I hope it is clear from this brief account that Doherty, despite being thought of as one of the most important of the mythicists, is unqualified, incompetent and hopelessly biased.

Dorothy Murdock, who writes also under the name of Acharya Sanning, has a significant following too. As well as her books, she has a blog. This includes “Who is Acharya S?”.[23] Here, describing herself with typical mythicist modesty as ‘the coolest chick on the planet’, she claims to have a BA degree in Classics, Greek Civilization, from Franklin and Marshall College, after which she completed postgraduate studies at the American School of Classical Studies at Athens. Nonetheless, when she gets to dating the Gospels, Murdock declares that ‘all of the canonical gospels seem to emerge at the same time – first receiving their names and number by Irenaeus around 180 AD/CE….If the canonical texts as we have them existed anywhere previously, they were unknown, which makes it likely that they were not composed until that time or shortly before, based on earlier texts.’[24] The criterion of not being mentioned in other texts is an important mythicist weapon. It embodies the fundamentalist assumption that the Gospels should have become sacred texts immediately, and therefore quoted by all extant Christian authors as fundamentalists quote the New Testament.

Fundamentalist belief is expressed for example by someone who calls themselves Paul Timothy, ‘The Holy Spirit has given to us four witnesses to The Holy Spirit has given to us four witnesses to the Life and teachings of Jesus: Mark, Matthew, Luke and John, the compilers and writers of the four Gospels. Each of the four Gospel writers lived while Jesus was on earth. Three of them knew him well, and Luke investigated the facts about Jesus (Luke 1:1-3). Thus, the four gospels are ‘eye-witness’ accounts, the strongest kind. All four writers included in their Gospel some of the same accounts about Jesus, and each one adds some accounts that the others left out.  Yet all agree; the four Gospels form a single true story.’[25]

This is fundamentalist falsehood from beginning to end. The Gospels are not eyewitness accounts.

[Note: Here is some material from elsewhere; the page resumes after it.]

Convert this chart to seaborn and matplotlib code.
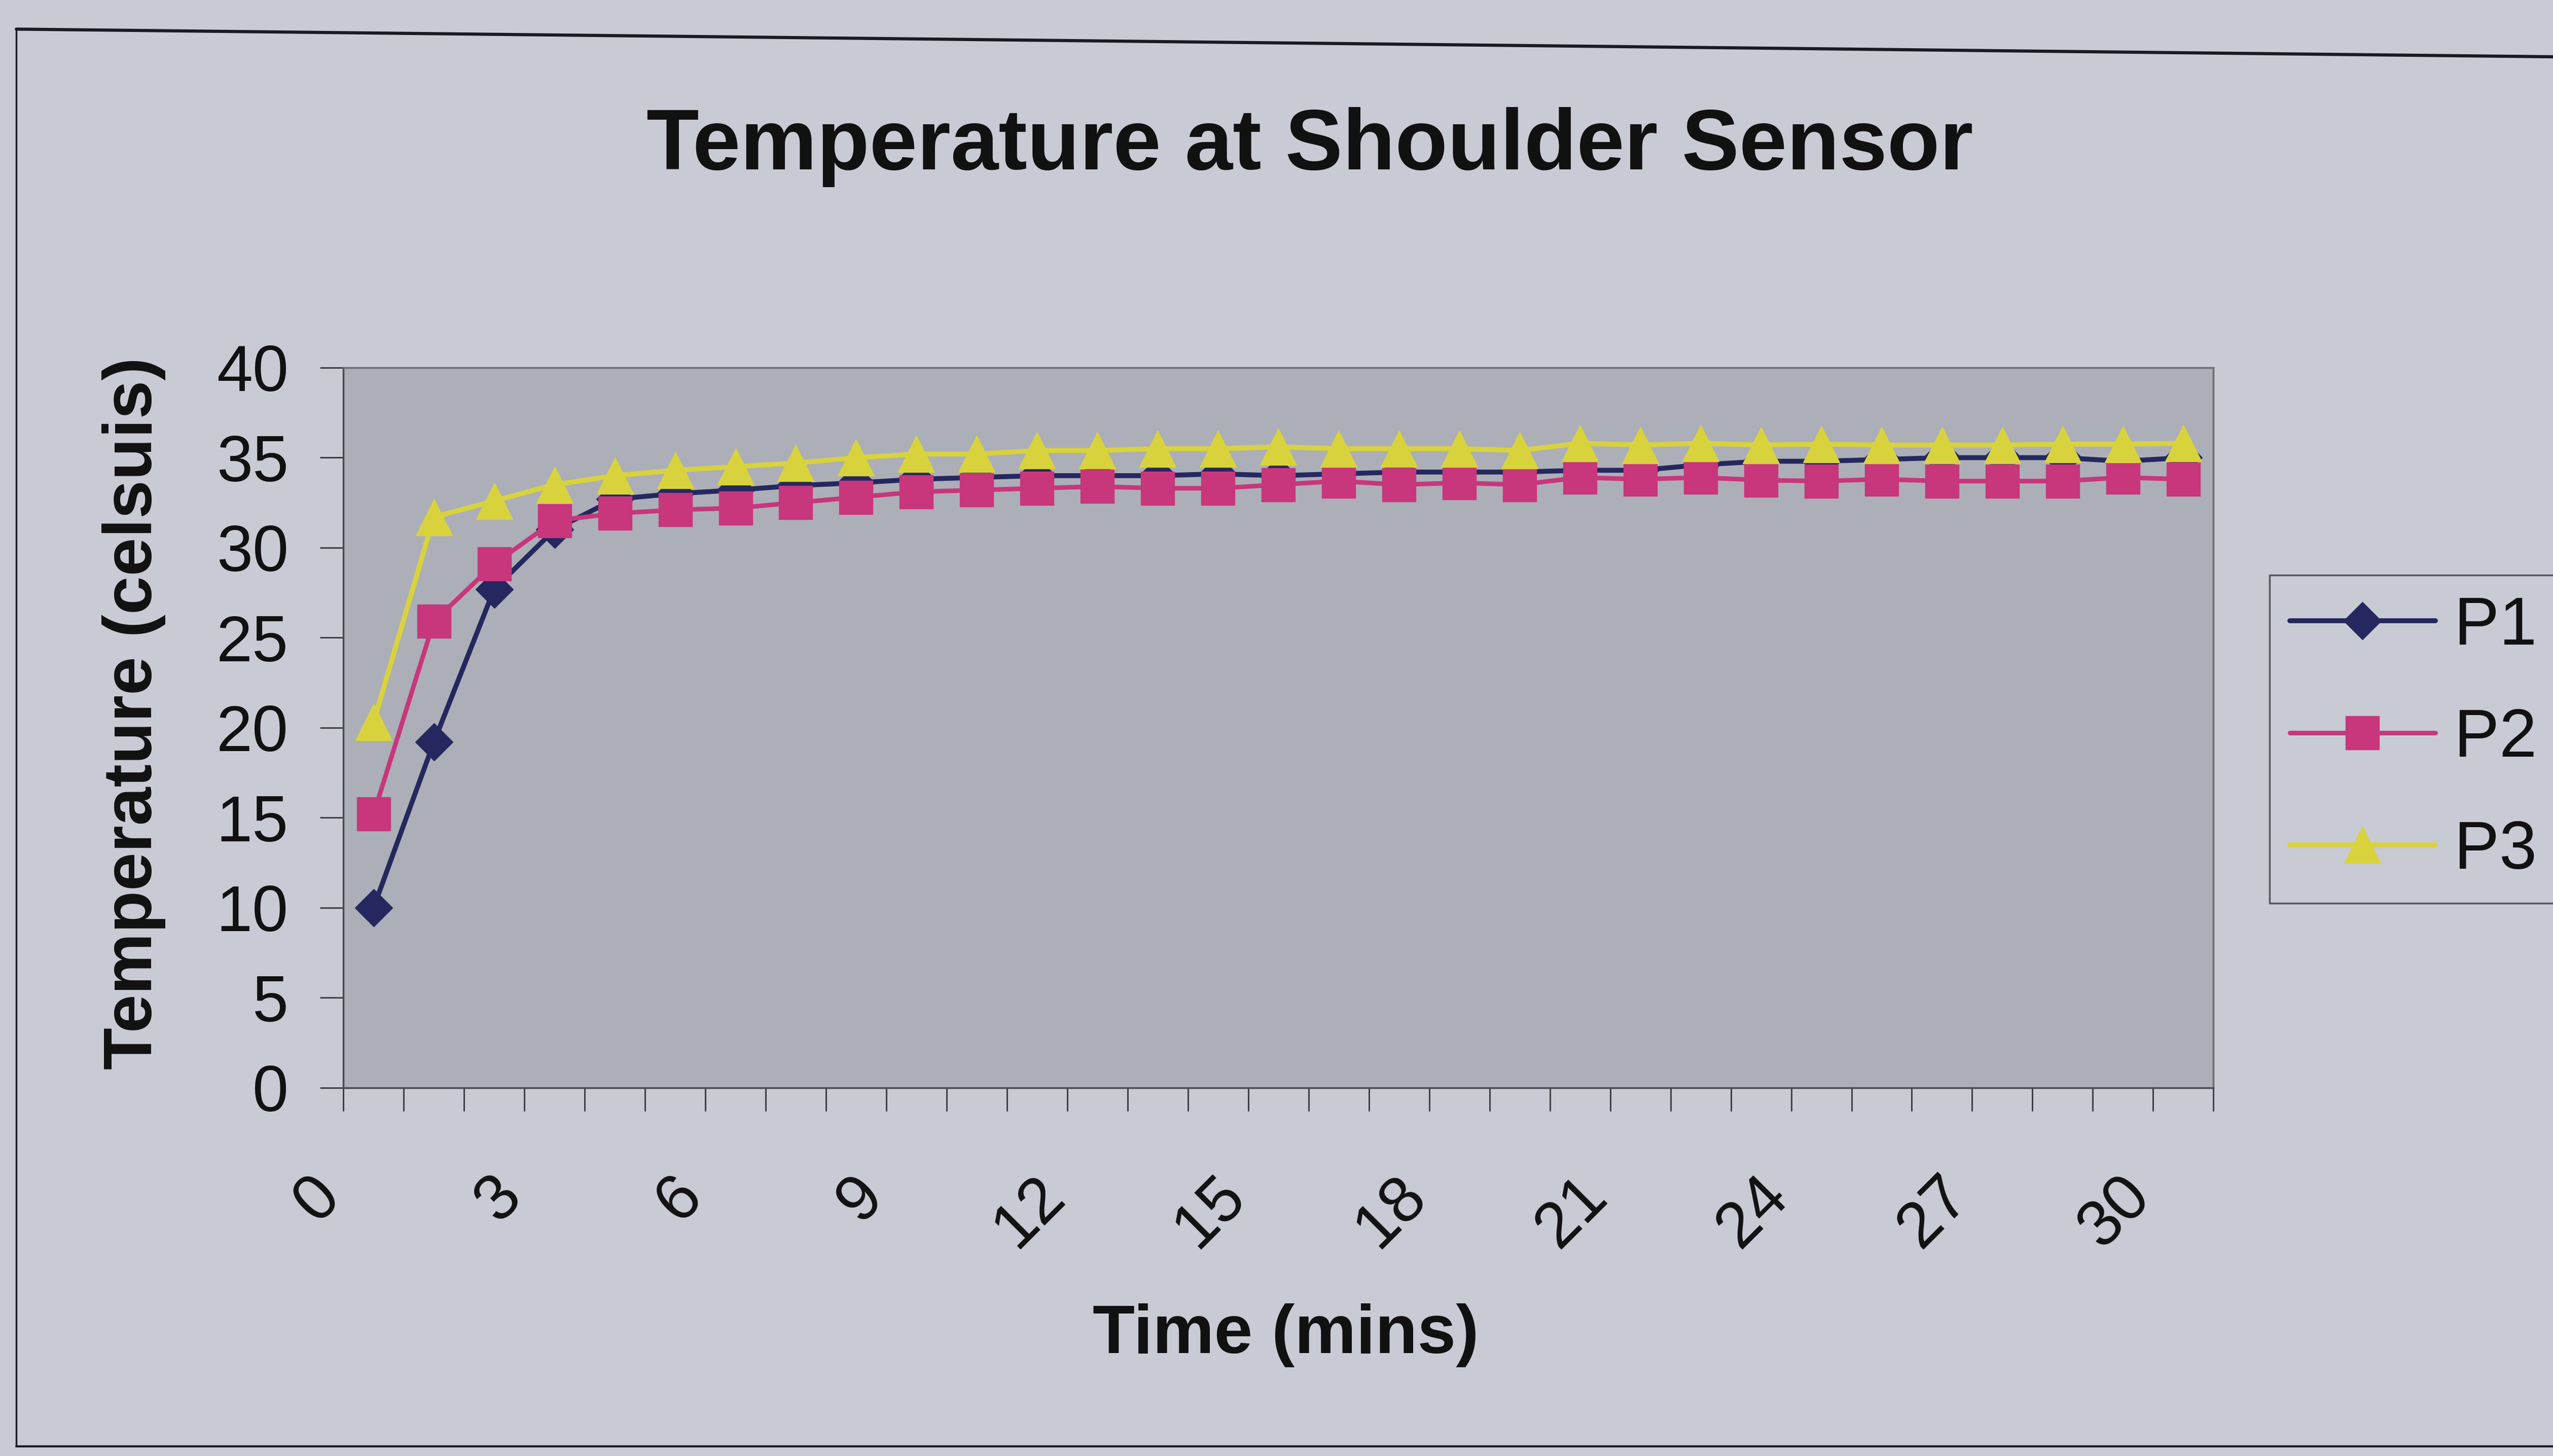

Moreover, they are not quoted as such in the relatively few Christian documents surviving from before the time of Irenaeus, whereas the Old Testament is, from which mythicists draw their conclusion that the canonical Gospels were unknown. Justin Martyr, however, writing in the middle of the second century, refers not to the Gospel according to Mark, but to the apomnēmoneumata of Peter. The Greek word apomnēmoneumata is usually translated ‘memoirs’ in Justin, whether or not they are said to be ‘of Peter’, ‘of the apostles’, or ‘of his apostles and their followers’. It has however a somewhat wider range of meaning, and does not necessarily carry the connotation of the person having written the apomnēmoneumata himself. One reference to Peter’s ‘memoirs’ has the sons of Zebedee called ‘Boanerges, which is “sons of thunder”’ (Dial. 106). The word ‘Boanerges’ is otherwise known only from Mk 3.17, where Mark says that Jesus gave Jacob and John, the sons of Zebedee, ‘the name “Boanērges”, which is “sons of thunder”’. This reference is not merely unique. The term ‘Boanerges’ is a mistaken attempt to transliterate into Greek letters the Aramaic words benē re‘em, which mean ‘sons of thunder’.  The possibility that two independent sources made almost identical mistakes in the transliteration of these words is negligible. It follows that by ‘the memoirs of Peter’ Justin meant something at least very like what we call the Gospel of Mark.

Mythicists also presuppose that the attestation of the Gospels somehow ought to be similar to the attestation of modern documents written in cultures where writing is normal, and books are printed. This is why, as mythicists try to date the Gospels as late as possible, one of the reasons they use is the date of surviving manuscripts. In doing this, however, they show no understanding of the nature of ancient documents and their transmission, which was very different from the writing of books in the modern world.[26]

There are in fact far more copies of the Gospels surviving from relatively soon after they were written than is the case of most works from the Greco-Roman world, or ancient Judaism. The reasons why fewer survive than might have done in the stories which mythicists invent are twofold: relatively few copies were made of any writing before the invention of printing in the mediaeval period, and there were a number of disasters in the destruction of books when libraries were destroyed, and in the Christian case, in persecutions by the Roman state.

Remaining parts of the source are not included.